DIT Foundation is delighted to announce the awarding of the inaugural Wallace Family Scholarships in Engineering to students Fionntan O’Suibhne and Tadhg Murphy.
Tadhg Murphy is a 4th year mechanical engineer at DIT Bolton Street. Tadhg struggled at school, leaving at 14 to work in a motorcycle shop, and beginning an apprenticeship in Green keeping at 16. Realising the importance of education in his early 20s he enrolled in evening classes to improve his basic literacy, and later completed an ECDL. In 2011 he began attending a Level 5 Engineering Technology course in Greenhills College as a stepping stone to studying mechanical engineering in DIT.
Fionntan O’Suibhne is a 3rd year mechanical engineer at DIT. Fionntan began his engineering career early in life by helping his Dad, fixing lap tops and iphones for his friends. He struggle with dyslexia which made maths challenging but he was determined and achieved his place at DIT through the second chance maths route.
The Wallace Family Scholarships aim to support committed students like Fionntan and Tadhg who have not only demonstrated academic achievement but also engaged with the world of engineering outside of the classroom.
Paul Wallace (Back Row 4th from Right) with his 1950s class mates at Bolton Street in August 2016
About Paul Wallace (1936 – 2016)
Paul Wallace graduated in 1958 from the Whole-time Course in Mechanical Engineering at the College of Technology, Bolton St. This was the 2nd year of the then-unrecognised course, to gain recognition students had to sit the external Graduatship examinations of the Institution of Mechanical Engineers. His practical training during the course was done at the Meath County Council and at Vorwerk & Co., Wuppertal, Germany.
After a period as a development engineer at Unidare Ltd, Finglas he did research for an M.Sc. at Salford and for a Ph. D. at Bristol.

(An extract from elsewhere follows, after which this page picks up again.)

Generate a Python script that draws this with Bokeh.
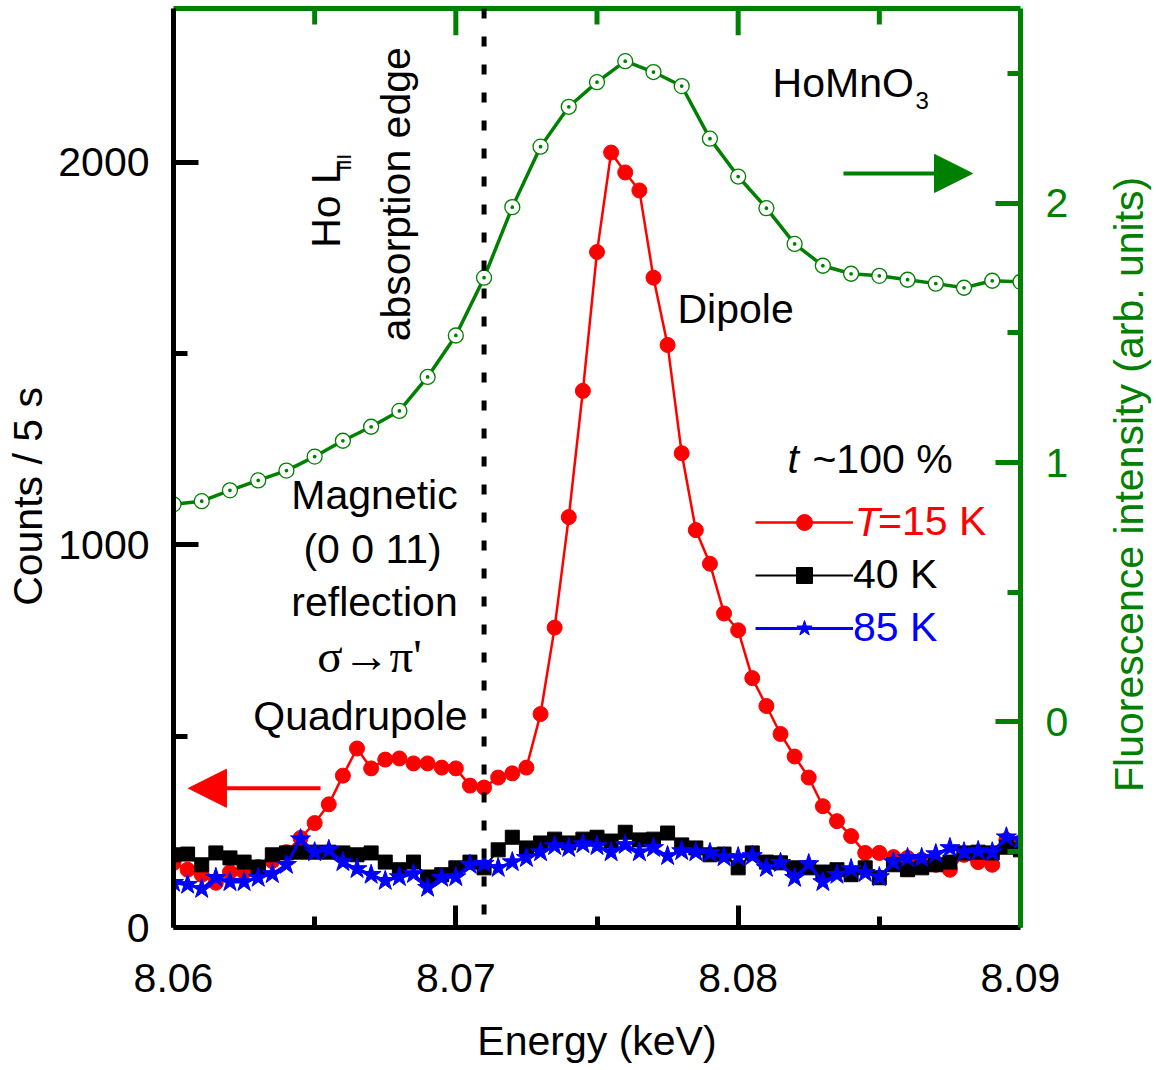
import math
from bokeh.plotting import figure
from bokeh.layouts import row
from bokeh.models import (Range1d, LinearAxis, FixedTicker, Label, Span, Arrow,
                          NormalHead, Legend, LegendItem, ColumnDataSource)
from bokeh.embed import file_html
from bokeh.resources import INLINE

# ---------------- data ----------------
energy = [8.0600, 8.0605, 8.0610, 8.0615, 8.0620, 8.0625, 8.0630, 8.0635, 8.0640, 8.0645,
          8.0650, 8.0655, 8.0660, 8.0665, 8.0670, 8.0675, 8.0680, 8.0685, 8.0690, 8.0695,
          8.0700, 8.0705, 8.0710, 8.0715, 8.0720, 8.0725, 8.0730, 8.0735, 8.0740, 8.0745,
          8.0750, 8.0755, 8.0760, 8.0765, 8.0770, 8.0775, 8.0780, 8.0785, 8.0790, 8.0795,
          8.0800, 8.0805, 8.0810, 8.0815, 8.0820, 8.0825, 8.0830, 8.0835, 8.0840, 8.0845,
          8.0850, 8.0855, 8.0860, 8.0865, 8.0870, 8.0875, 8.0880, 8.0885, 8.0890, 8.0895,
          8.0900]

counts_15K = [169, 151, 138, 117, 145, 145, 158, 174, 197, 234,
              273, 322, 397, 468, 416, 439, 442, 429, 429, 418,
              416, 371, 366, 392, 403, 418, 558, 784, 1073, 1403,
              1766, 2026, 1974, 1927, 1699, 1523, 1240, 1039, 951, 821,
              777, 652, 579, 506, 447, 392, 317, 278, 239, 195,
              195, 184, 182, 177, 164, 151, 190, 171, 164, 229, 223]

counts_40K = [190, 192, 164, 195, 182, 171, 158, 190, 195, 197,
              197, 197, 195, 190, 195, 171, 151, 171, 132, 138,
              156, 171, 156, 203, 236, 208, 221, 231, 221, 231,
              236, 226, 249, 229, 231, 247, 216, 208, 190, 192,
              156, 195, 171, 169, 156, 156, 145, 151, 138, 156,
              130, 164, 151, 156, 164, 171, 195, 197, 195, 210, 203]

counts_85K = [117, 112, 101, 130, 119, 119, 130, 140, 164, 231,
              197, 203, 171, 153, 138, 122, 132, 140, 104, 130,
              132, 164, 167, 156, 171, 182, 197, 213, 208, 218,
              213, 197, 216, 197, 208, 187, 200, 197, 195, 184,
              184, 187, 156, 169, 130, 166, 119, 138, 153, 143,
              132, 171, 182, 182, 192, 208, 197, 200, 197, 236, 229]

energy_fluo = [8.060, 8.061, 8.062, 8.063, 8.064, 8.065, 8.066, 8.067, 8.068, 8.069,
               8.070, 8.071, 8.072, 8.073, 8.074, 8.075, 8.076, 8.077, 8.078, 8.079,
               8.080, 8.081, 8.082, 8.083, 8.084, 8.085, 8.086, 8.087, 8.088, 8.089,
               8.090]
fluorescence = [0.839, 0.851, 0.893, 0.931, 0.969, 1.023, 1.084, 1.138, 1.199, 1.330,
                1.490, 1.713, 1.985, 2.218, 2.372, 2.467, 2.548, 2.506, 2.452, 2.249,
                2.103, 1.981, 1.843, 1.759, 1.728, 1.720, 1.705, 1.690, 1.674, 1.701,
                1.697]

x_ticks = [8.06, 8.07, 8.08, 8.09]
x_minor = [8.065, 8.075, 8.085]
top_major = [8.07, 8.08]
y_ticks = [0, 1000, 2000]
y_minor = [500, 1500]
y2_ticks = [0, 1, 2]
y2_minor = [-0.5, 0.5, 1.5, 2.5]
edge_energy = 8.071

# ---------------- styling ----------------
FONT = "Liberation Sans"
FS = "41px"
GREEN = "#008000"
RED = "#ff0000"
BLUE = "#0000ff"
BLACK = "#000000"
NB = "\u00a0"

W_MAIN, W_SIDE, H = 1106, 50, 1066
Y_TOP = 2402.6
Y2_RANGE = (-0.7931, 2.751)
p = figure(width=W_MAIN, height=H,
           x_range=Range1d(8.06, 8.09), y_range=Range1d(0, Y_TOP),
           output_backend="svg", toolbar_location=None,
           min_border_left=173, min_border_right=86,
           min_border_top=8, min_border_bottom=133)
p.extra_y_ranges = {"fl": Range1d(*Y2_RANGE)}
p.grid.visible = False
p.outline_line_color = None
p.background_fill_color = "white"
p.border_fill_color = "white"

def style_axis(ax, color, major_in, minor_in):
    ax.axis_line_color = color
    ax.axis_line_width = 5
    ax.major_tick_line_color = color
    ax.minor_tick_line_color = color
    ax.major_tick_line_width = 5
    ax.minor_tick_line_width = 5
    ax.major_tick_in = major_in
    ax.major_tick_out = 0
    ax.minor_tick_in = minor_in
    ax.minor_tick_out = 0
    ax.major_label_text_font = FONT
    ax.major_label_text_font_size = FS
    ax.major_label_text_color = color
    ax.axis_label_text_font = FONT
    ax.axis_label_text_font_size = FS
    ax.axis_label_text_font_style = "normal"
    ax.axis_label_text_color = color

xb = p.xaxis[0]
xb.ticker = FixedTicker(ticks=x_ticks, minor_ticks=x_minor)
style_axis(xb, BLACK, 22, 11)
xb.major_label_standoff = 36
xb.axis_label = "Energy (keV)"
xb.axis_label_standoff = 23

yl = p.yaxis[0]
yl.ticker = FixedTicker(ticks=y_ticks, minor_ticks=y_minor)
style_axis(yl, BLACK, 25, 14)
yl.major_label_standoff = 24
yl.axis_label = "Counts / 5 s" + NB * 5
yl.axis_label_standoff = 4

# top frame line (green), ticks drawn below
xt = LinearAxis(ticker=FixedTicker(ticks=[], minor_ticks=[]))
xt.axis_line_color = GREEN
xt.axis_line_width = 5
xt.major_tick_line_color = None
xt.minor_tick_line_color = None
p.add_layout(xt, "above")

yr = LinearAxis(y_range_name="fl", ticker=FixedTicker(ticks=y2_ticks, minor_ticks=y2_minor))
style_axis(yr, GREEN, 25, 13)
yr.major_label_standoff = 25
p.add_layout(yr, "right")

# top-axis ticks (inward, green)
px_per_count = 925 / Y_TOP
p.segment(x0=top_major, x1=top_major, y0=[Y_TOP] * len(top_major),
          y1=[Y_TOP - 27 / px_per_count] * len(top_major), line_color=GREEN, line_width=5)
p.segment(x0=x_minor, x1=x_minor, y0=[Y_TOP] * len(x_minor),
          y1=[Y_TOP - 16 / px_per_count] * len(x_minor), line_color=GREEN, line_width=5)

# ---------------- data renderers ----------------
src = ColumnDataSource(dict(e=energy, c15=counts_15K, c40=counts_40K, c85=counts_85K))
fsrc = ColumnDataSource(dict(e=energy_fluo, f=fluorescence))

g_line = p.line("e", "f", source=fsrc, y_range_name="fl", line_color=GREEN, line_width=3.5)
g_pts = p.scatter("e", "f", source=fsrc, y_range_name="fl", marker="circle_dot", size=15,
                  line_color=GREEN, fill_color="white", line_width=1.3)

r_line = p.line("e", "c15", source=src, line_color=RED, line_width=2.5)
r_pts = p.scatter("e", "c15", source=src, marker="circle", size=15,
                  fill_color=RED, line_color=RED)

k_line = p.line("e", "c40", source=src, line_color=BLACK, line_width=2)
k_pts = p.scatter("e", "c40", source=src, marker="square", size=14,
                  fill_color=BLACK, line_color=BLACK)

b_line = p.line("e", "c85", source=src, line_color=BLUE, line_width=3)
b_pts = p.scatter("e", "c85", source=src, marker="star", size=21,
                  fill_color=BLUE, line_color=BLUE)

# absorption edge
p.add_layout(Span(location=edge_energy, dimension="height", line_color=BLACK,
                  line_width=5, line_dash="10 18"))

# arrows
p.add_layout(Arrow(end=NormalHead(size=38, fill_color=RED, line_color=RED),
                   x_start=8.06521, y_start=364, x_end=8.06053, y_end=364,
                   line_color=RED, line_width=4))
p.add_layout(Arrow(end=NormalHead(size=38, fill_color=GREEN, line_color=GREEN),
                   x_start=8.08373, y_start=2.115, x_end=8.0883, y_end=2.115,
                   y_range_name="fl", line_color=GREEN, line_width=4))

# ---------------- text ----------------
DY = 31        # vertical correction (counts) for baseline placement
DX = 0.000425  # horizontal correction (keV) for rotated labels

def lab(fig, text, x, y, align="left", angle=0, size=FS, color=BLACK, style="normal",
        font=FONT, baseline="alphabetic", dx=DX, dy=DY):
    if angle == 0:
        y = y + dy
    else:
        x = x - dx
    fig.add_layout(Label(x=x, y=y, text=text, text_align=align, text_baseline=baseline,
                         angle=angle, text_font=font, text_font_size=size,
                         text_color=color, text_font_style=style))

for t, x, y in [("Magnetic", 8.06712, 1099), ("(0 0 11)", 8.06705, 958),
                ("reflection", 8.06712, 821), ("Quadrupole", 8.06662, 522)]:
    lab(p, t, x, y, align="center")
lab(p, "σ→π'", 8.06694, 678, align="center", font="Liberation Serif", size="47px")
lab(p, "Dipole", 8.07785, 1587)
lab(p, "HoMnO", 8.08122, 2177)
lab(p, "3", 8.08628, 2132, size="24px")
lab(p, "t", 8.08175, 1195, style="italic")
lab(p, "~100 %", 8.08263, 1195)
lab(p, "Ho L", 8.06584, 1777, angle=math.pi / 2)
lab(p, "III", 8.06645, 1979, angle=math.pi / 2, size="20px")
lab(p, "absorption edge", 8.06832, 1917, align="center", angle=math.pi / 2)
lab(p, "T", 8.08413, 1029, style="italic", color=RED)

# legends (one per entry so each label has its own colour)
def mk_legend(label, rends, color, loc, standoff):
    lg = Legend(items=[LegendItem(label=label, renderers=rends)], location=loc,
                glyph_width=98, glyph_height=40, label_height=40, label_standoff=standoff,
                padding=0, margin=0, spacing=0, border_line_color=None,
                background_fill_alpha=0, label_text_font=FONT, label_text_font_size=FS,
                label_text_color=color)
    p.add_layout(lg)

mk_legend("=15 K", [r_line, r_pts], RED, (582, 382), 25)
mk_legend("40 K", [k_line, k_pts], BLACK, (582, 329), 0)
mk_legend("85 K", [b_line, b_pts], BLUE, (582, 276), 0)

# ---------------- right-hand axis title (separate narrow canvas) ----------------
side = figure(width=W_SIDE, height=H, title=None,
              x_range=Range1d(W_MAIN, W_MAIN + W_SIDE), y_range=Range1d(H, 0),
              output_backend="svg", toolbar_location=None,
              x_axis_location=None, y_axis_location=None,
              min_border_left=0, min_border_right=0, min_border_top=0, min_border_bottom=0)
side.grid.visible = False
side.outline_line_color = None
side.background_fill_color = "white"
side.border_fill_color = "white"
lab(side, "Fluorescence intensity (arb. units)", 1140, 552, align="center",
    angle=math.pi / 2, color=GREEN, dx=12)

layout = row(p, side, spacing=0)
open("out.html", "w").write(file_html(layout, INLINE))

He and his wife then emigrated to Chicago and he worked at IIT Research institute, before returning to Ireland in 1969 with the first US Company in Ireland, SPS International Ltd. First in Shannon and later in Naas, Co. Kildare, he started the first R&D Centre in Ireland for a Multi-National Company. Success in Naas resulted in promotion to Director of R&D for the SPS Technologies Corporation in Pennsylvania including the Centre in Naas.

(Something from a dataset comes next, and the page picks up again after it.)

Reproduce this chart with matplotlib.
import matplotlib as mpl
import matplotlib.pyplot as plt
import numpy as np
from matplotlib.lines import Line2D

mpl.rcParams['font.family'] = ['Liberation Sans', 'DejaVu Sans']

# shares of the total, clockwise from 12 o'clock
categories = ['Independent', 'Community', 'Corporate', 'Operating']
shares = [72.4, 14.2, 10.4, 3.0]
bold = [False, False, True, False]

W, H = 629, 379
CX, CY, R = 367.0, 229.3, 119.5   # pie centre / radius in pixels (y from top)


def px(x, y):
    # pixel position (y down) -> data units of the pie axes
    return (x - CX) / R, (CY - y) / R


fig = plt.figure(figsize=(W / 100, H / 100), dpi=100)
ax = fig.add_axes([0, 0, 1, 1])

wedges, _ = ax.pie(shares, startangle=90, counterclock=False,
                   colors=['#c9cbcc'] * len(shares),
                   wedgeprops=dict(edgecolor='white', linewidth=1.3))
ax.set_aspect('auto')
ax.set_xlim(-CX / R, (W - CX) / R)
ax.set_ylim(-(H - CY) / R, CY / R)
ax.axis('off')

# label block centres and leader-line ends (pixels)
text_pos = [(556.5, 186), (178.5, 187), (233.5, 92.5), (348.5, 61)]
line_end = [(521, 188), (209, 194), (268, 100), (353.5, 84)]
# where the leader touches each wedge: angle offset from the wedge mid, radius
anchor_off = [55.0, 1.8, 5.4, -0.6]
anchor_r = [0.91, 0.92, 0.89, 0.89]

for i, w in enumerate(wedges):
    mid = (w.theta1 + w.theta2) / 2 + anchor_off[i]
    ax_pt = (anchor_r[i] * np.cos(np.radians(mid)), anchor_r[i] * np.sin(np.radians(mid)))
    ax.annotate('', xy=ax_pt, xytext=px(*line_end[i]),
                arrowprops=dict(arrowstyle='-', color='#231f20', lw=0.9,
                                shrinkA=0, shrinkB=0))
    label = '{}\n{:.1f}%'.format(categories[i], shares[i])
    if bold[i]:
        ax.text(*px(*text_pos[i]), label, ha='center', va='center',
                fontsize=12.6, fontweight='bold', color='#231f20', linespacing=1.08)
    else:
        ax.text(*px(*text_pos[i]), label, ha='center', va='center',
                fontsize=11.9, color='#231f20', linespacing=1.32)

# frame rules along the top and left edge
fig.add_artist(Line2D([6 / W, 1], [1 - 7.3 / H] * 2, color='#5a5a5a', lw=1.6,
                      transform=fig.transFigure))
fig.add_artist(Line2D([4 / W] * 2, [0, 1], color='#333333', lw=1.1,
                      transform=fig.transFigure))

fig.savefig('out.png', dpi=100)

Crossing the Atlantic again, he became Professor and first head of Trinity College’s Department of Mechanical & Manufacturing Engineering.
Returning to the US in 1983, he became head of the Assembly Systems Division at SPS and later at Ingersoll-Rand, from which he retired in 2001. Since then he has been a partner in an R&D company in Naas, Co Kildare and currently runs a similar company in the US.
He lived in Furlong, Pennsylvania with his wife Margaret until his death in late 2016. He had 4 children Karen, Ian, Mike and David.
We are deeply grateful for the support of Paul and his family in encouraging a new generation of talented young Irish engineers.